Twenty-four thousand dollars wasn't enough to build the entire project as designed, but it was enough to get the western third of the building constructed on Ontario Street. As often happens, that first burst of energetic momentum leveled-off as the organization settled in, and raising the rest of the money to complete construction as well as to grow the collection proved to be more of a challenge. The consuming conflagration of 1871 devoured not only the one-third of Burling's design that got built, but also the entire collection of materials that the Society had been able to accumulate since 1856. Recovery was slow. It took another six years before Arnold, Rumsey, Sheldon and a few of their friends were able to raise enough money to build a small, "temporary" brick edifice to house a small reconstituted collection, but the trustees had high hopes that a new building would soon be on its way and a collection larger than the one the fire had swept away. It took another fifteen years, but in the spring of 1892 the Chicago Tribune announced that a new $200,000 building designed by architect Henry Ives Cobb, was going to rise at the corner of Dearborn and Ontario.

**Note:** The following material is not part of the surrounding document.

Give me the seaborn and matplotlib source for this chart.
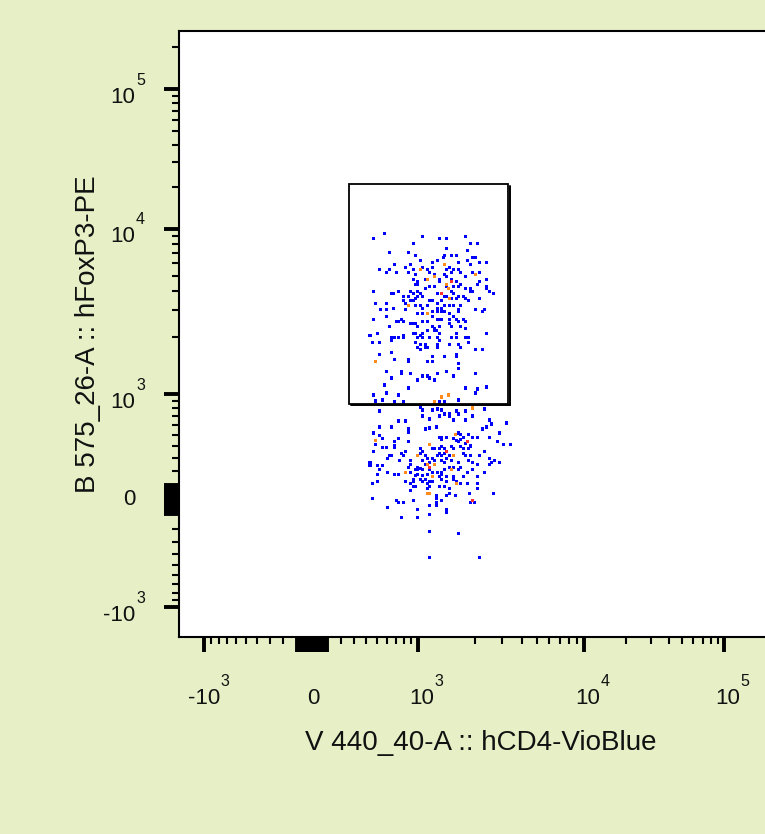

  [Chicago Historical Society - Dearborn Street Building, City of Chicago Landmark / Image & Artwork: chicago designslinger]

Cobb was on a roll that year. He had come to Chicago in 1882 with an engineering degree from Harvard and a job designing the Union Club where his brother served as treasurer. Well connected and socially astute, Cobb's business acumen and design sensibilities made him one of the city's "go-to" architects, and by 1892 his 130 person office was the largest in town. The design he proffered for the Historical Society looked for all intents and purposes as fireproof as a bank safe, and Cobb did as much as he could to make sure that fire fueling materials were kept to an absolute minimum. The thick stone facade encased a wood-free interior; staircases were steel and marble, floors were concrete and mosaic tile, all trim work was done in stone. The plaster lath was metal as were the window and door frames. So were the doors themselves, as were all the desks and chairs. If a piece of paper somehow came into with an open flame, the structure would not add fuel to the fire.

  [Chicago Historical Society - Dearborn Street Building, River North, Chicago / Image & Artwork: chicago designslinger]

The Society thrived in their new home, and by the late 1920s the collection had outgrown its large fire-proof repository. It was time to move yet again. A deal was worked out with the city and the state to take over a corner of Lincoln Park at North Avenue and Clark Street, and the last few boxes were taken through the stone-carved doorway to their new home in 1932. With the shades pulled down over the large window openings of the vacant building, the old place finally found a tenant in 1946 when Laszlo Moholy-Nagy's Institute of Design moved into the castle-like structure. The merger between the Institute and the Illinois Institute of Technology in 1949 led to the design school's removal from Cobb's granite behemoth in 1955 when the ID relocated to architect Mies van der Rohe's recently completed building for IIT's School of Architecture. After a stint as the home of Boulevard Recording Studios and Gallery men's magazine, the sturdy structure became the Chicago outpost of nightclub impresario Peter Gatien's "Limelight." The drinking and dancing continued on for the next 29 years as the Limelight became "Excalibur," and then in the past year "Castle Chicago," which closed the first week of January. And yet, the name over the door still reads, "Chicago Historical Society."